Anyway, mom peeked in and what do you think she saw? Kids at their tables, tracing the letter “T” or coloring? Kids in the block corner, stacking and learning math at the same time? Kids on the cheerful carpet, discussing the day’s weather? Nope. She saw a teacher — who just happened to be our across-the-street neighbor — sitting behind her desk and screaming her head off at the unruly gaggle of 5-year-olds running around unfettered. Nice.

Of course, bad teachers (or teachers having a bad day, to be fair) are everywhere, just as good teachers are everywhere. But I can guarantee you that there’s No. Way. On. Earth that this teacher’s classroom style would not be known, down to the last detail, by every parent who’d ever had a child go through that school.

We all know. Some parents know more than others — in fact, there are some parents these days who keep Excel spreadsheets of teachers to track the endless who-had-whom and who was in who’s class and who is best for Their Little Darlings.

We’ve come a looong way from a time when moms like  mine had virtually no idea about their kids’ school days, to now, when parents are partners from day one. I remember remarking to a dad in my son’s first grade class last year — it was either at the butter-making Thanksgiving party, or perhaps the reception after the winter concert — that I’d already been inside this classroom more times than my parents had set foot in my elementary school, ever.

Don’t even get me started on the last-day-of school hoopla. Oh, okay — get me started! In our primary schools, kids find out on their final report card who their next year’s teacher will be. Immediately — like, within the hour — phones and emails are buzzing all over town. One mom in my son’s class (who was both the class mom and the PTA president) emailed asking everyone who their child got. Once she had all the responses she was going to get, she sent out another message with a spreadsheet detailing which kids were in which second-grade classrooms. So you could see who your child’s classroom buddies would be the following year.

As it happens, Daniel was the only kid on that list from his first grade class who didn’t know who else would be in his second-grade class.  I said, “well, you’ll make new friends, and see all your old friends in the cafeteria, right?” Right.

I actually have my own, foxes-in-charge-of-the-hen-house  kindergarten story. When I was in my half-day K, back when what kids did in kindergarten was roughly equivalent to what my boys did in daycare when they were two years old (you know, coloring, playing, eating snacks, napping), I endured the Tommy Smith and the Milk incident. In our school, you had a little container of milk to go with your from-home snack. I was 10 seconds late to the snack table one day, and arrived at my seat to find Tommy Smith sitting there, drinking my milk! I alerted the teacher, who told Tommy to go to his own seat. Which he did. And where he proceeded to start drinking his milk.

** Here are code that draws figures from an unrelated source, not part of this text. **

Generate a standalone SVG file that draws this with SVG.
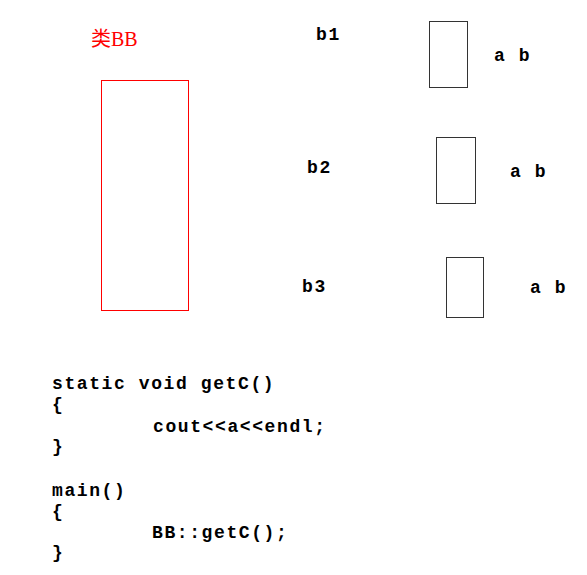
<svg xmlns="http://www.w3.org/2000/svg" width="587" height="575" viewBox="0 0 587 575">
<style>
.t{font-family:"Liberation Mono","DejaVu Sans Mono",monospace;font-weight:bold;font-size:18px;fill:#000;letter-spacing:1.6px}
.box{fill:none;stroke:#333;stroke-width:1}
</style>
<rect width="587" height="575" fill="#fff"/>
<g id="classBB">
<text x="91" y="46" font-family="'Liberation Serif','Noto Sans CJK SC',serif" font-size="20" fill="#f00">类BB</text>
<rect x="101.5" y="80.5" width="87" height="230" fill="none" stroke="#f00"/>
</g>
<g id="b1">
<text class="t" x="316" y="40">b1</text>
<rect class="box" x="429.5" y="21.5" width="38" height="66"/>
<text class="t" x="494" y="61">a b</text>
</g>
<g id="b2">
<text class="t" x="307" y="173">b2</text>
<rect class="box" x="436.5" y="137.5" width="39" height="66"/>
<text class="t" x="510" y="177">a b</text>
</g>
<g id="b3">
<text class="t" x="302" y="292">b3</text>
<rect class="box" x="446.5" y="257.5" width="37" height="60"/>
<text class="t" x="530" y="293">a b</text>
</g>
<g id="code">
<text class="t" x="52" y="389">static void getC()</text>
<text class="t" x="52" y="410">{</text>
<text class="t" x="153" y="432">cout&lt;&lt;a&lt;&lt;endl;</text>
<text class="t" x="52" y="452">}</text>
<text class="t" x="52" y="496">main()</text>
<text class="t" x="52" y="517">{</text>
<text class="t" x="152" y="538">BB::getC();</text>
<text class="t" x="52" y="558">}</text>
</g>
<g id="connectors"></g>
</svg>
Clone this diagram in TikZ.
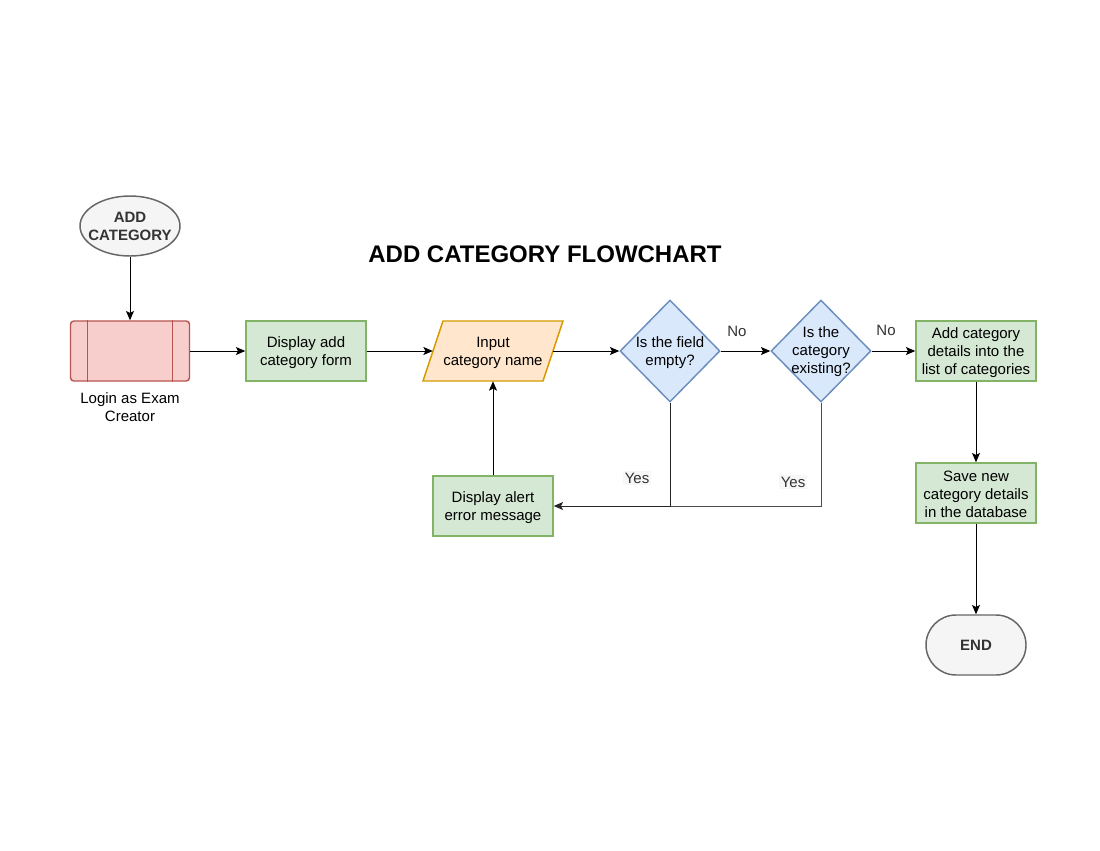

Suffice to say I didn’t drink my milk that day.

And my parents never knew. No incident report sent home, no note in the backpack (in fact, no backpack).

I’m not advocating a return to those (dark? more independent? more separation-between-kids-and-parents?) days. If someone takes my kid’s milk today, you can bet I want to hear about it. If one of them gets hurt on the playground or in the cafeteria, I want a call from the nurse (which I got, last year, when Daniel got a “suspicious bruise” when he fell onto a cafeteria bench. Not only did I get a call from the nurse, but she explained how the principal — the principal! — had walked him back to the offending bench to describe how it happened, just to be sure no one had pushed him. No one had. He’s just clumsy).

But do I want to pore over spreadsheets? Spend my summer agonizing over Who They Got  next year? Or if Mrs. So-and-so is a good fit?

As a friend of mine, who is actually an educator in our district and as such has the privilege of actually choosing her daughter’s teachers (she declines), said on this subject: “If she gets a teacher she clashes with, it’s an opportunity for us to teach her how to get along and deal with it.”

Exactly!

And for all the apparent chaos of my brother’s K classroom, he’s turned out okay. But I wonder what ever happened to Tommy Smith?